Indeed, I suppose it's testament to my appreciation of True Colors that the first thing I did after finishing it was to play it again; you can easily get close to thirty hours of gameplay out of two complete run-throughs if you take your time, and given how much dialogue there is that can only be seen on one play-through or another this definitely pays off. That was more or less what I did with both the original Life is Strange and Before the Storm as well, although I've only played Life is Strange 2 through once; I found it too dark to want to repeat. The game almost certainly is too expensive for the amount of "content" in it, and the fact that the Steph DLC (unreleased at time of writing) requires an additional payment.

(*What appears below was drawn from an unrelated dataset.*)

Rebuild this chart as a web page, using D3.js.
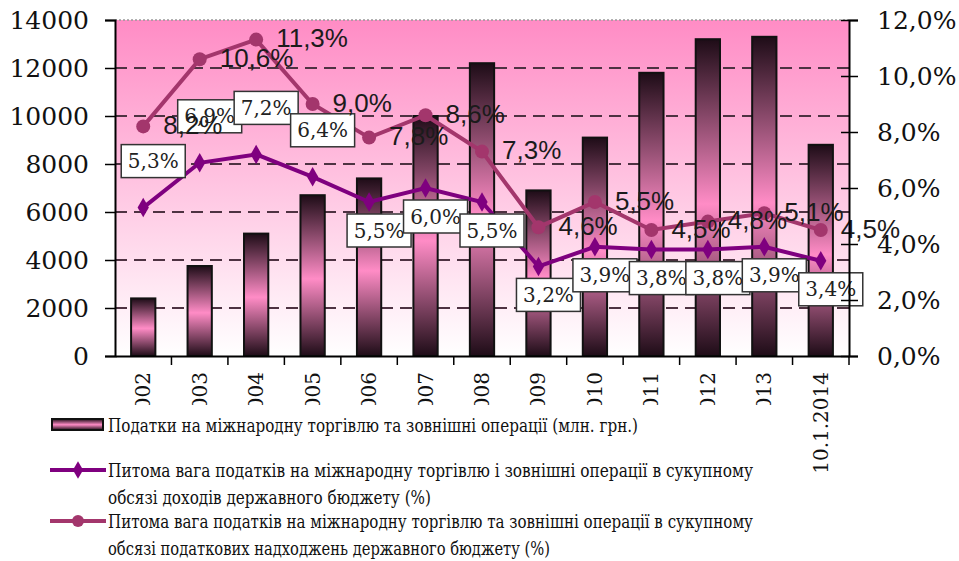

But while I don't expect a Life is Strange game to offer the "40 hours of gameplay" that seems to have become de rigueur among a lot of AAA video game players, I do wonder if it's time for the franchise to step up into a more 25-ish hour base game experience with more of the slice-of-life stuff that clearly a very large part of its target market is in for. I don't know, really. A lot of story-based games aren't actually that long. Is True Colors really as short as people are saying, or does time just fly when you're getting to pretend that you have feelings?